STATED TASK: Reproduce the material that follows, please, but only from its first line to the line containing "87, 93, 97]", inclusive.

SUPPLIED DATA:
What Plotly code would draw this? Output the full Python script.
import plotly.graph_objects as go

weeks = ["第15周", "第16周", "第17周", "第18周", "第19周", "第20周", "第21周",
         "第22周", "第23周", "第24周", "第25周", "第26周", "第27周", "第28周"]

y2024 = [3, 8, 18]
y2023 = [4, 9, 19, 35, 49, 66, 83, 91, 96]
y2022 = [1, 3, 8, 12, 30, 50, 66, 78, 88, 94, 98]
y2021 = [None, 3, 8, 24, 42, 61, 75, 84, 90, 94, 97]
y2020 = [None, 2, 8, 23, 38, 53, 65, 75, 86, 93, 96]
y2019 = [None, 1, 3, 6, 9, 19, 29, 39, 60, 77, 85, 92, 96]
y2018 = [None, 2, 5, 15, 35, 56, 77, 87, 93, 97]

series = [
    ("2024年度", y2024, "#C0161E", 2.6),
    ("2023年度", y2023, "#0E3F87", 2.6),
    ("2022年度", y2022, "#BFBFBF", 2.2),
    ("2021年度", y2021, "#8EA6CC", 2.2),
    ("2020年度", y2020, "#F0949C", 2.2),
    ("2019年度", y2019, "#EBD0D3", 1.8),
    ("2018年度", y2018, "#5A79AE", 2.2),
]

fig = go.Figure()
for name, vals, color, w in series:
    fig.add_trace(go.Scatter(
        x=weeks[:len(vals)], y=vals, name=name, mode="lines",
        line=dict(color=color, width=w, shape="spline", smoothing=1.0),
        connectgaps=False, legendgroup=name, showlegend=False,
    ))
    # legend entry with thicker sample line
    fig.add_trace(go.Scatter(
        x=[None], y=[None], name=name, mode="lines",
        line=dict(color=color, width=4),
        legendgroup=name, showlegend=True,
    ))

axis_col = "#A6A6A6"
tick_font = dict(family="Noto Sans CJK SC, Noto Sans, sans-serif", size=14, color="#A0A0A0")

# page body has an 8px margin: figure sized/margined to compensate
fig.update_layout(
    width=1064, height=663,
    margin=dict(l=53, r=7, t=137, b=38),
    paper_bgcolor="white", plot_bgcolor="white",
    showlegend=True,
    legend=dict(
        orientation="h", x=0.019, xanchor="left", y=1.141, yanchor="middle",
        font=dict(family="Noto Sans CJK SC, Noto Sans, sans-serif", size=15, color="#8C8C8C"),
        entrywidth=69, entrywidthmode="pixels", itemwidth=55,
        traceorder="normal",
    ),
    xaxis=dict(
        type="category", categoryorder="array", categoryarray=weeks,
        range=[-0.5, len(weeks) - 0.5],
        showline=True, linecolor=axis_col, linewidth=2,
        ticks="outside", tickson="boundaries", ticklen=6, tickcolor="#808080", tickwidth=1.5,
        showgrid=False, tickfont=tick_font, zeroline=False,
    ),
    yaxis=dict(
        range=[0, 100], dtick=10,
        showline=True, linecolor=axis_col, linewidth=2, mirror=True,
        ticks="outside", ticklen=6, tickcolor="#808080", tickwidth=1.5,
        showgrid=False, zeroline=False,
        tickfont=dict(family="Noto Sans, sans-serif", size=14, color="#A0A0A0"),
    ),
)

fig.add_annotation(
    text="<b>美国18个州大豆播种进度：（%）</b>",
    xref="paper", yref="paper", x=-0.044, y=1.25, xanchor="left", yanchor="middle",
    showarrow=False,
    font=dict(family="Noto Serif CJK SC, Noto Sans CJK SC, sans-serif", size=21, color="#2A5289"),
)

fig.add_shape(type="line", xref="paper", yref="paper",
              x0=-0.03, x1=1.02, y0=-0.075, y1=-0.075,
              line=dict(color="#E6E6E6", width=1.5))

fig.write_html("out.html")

TASK OUTPUT:
What Plotly code would draw this? Output the full Python script.
import plotly.graph_objects as go

weeks = ["第15周", "第16周", "第17周", "第18周", "第19周", "第20周", "第21周",
         "第22周", "第23周", "第24周", "第25周", "第26周", "第27周", "第28周"]

y2024 = [3, 8, 18]
y2023 = [4, 9, 19, 35, 49, 66, 83, 91, 96]
y2022 = [1, 3, 8, 12, 30, 50, 66, 78, 88, 94, 98]
y2021 = [None, 3, 8, 24, 42, 61, 75, 84, 90, 94, 97]
y2020 = [None, 2, 8, 23, 38, 53, 65, 75, 86, 93, 96]
y2019 = [None, 1, 3, 6, 9, 19, 29, 39, 60, 77, 85, 92, 96]
y2018 = [None, 2, 5, 15, 35, 56, 77, 87, 93, 97]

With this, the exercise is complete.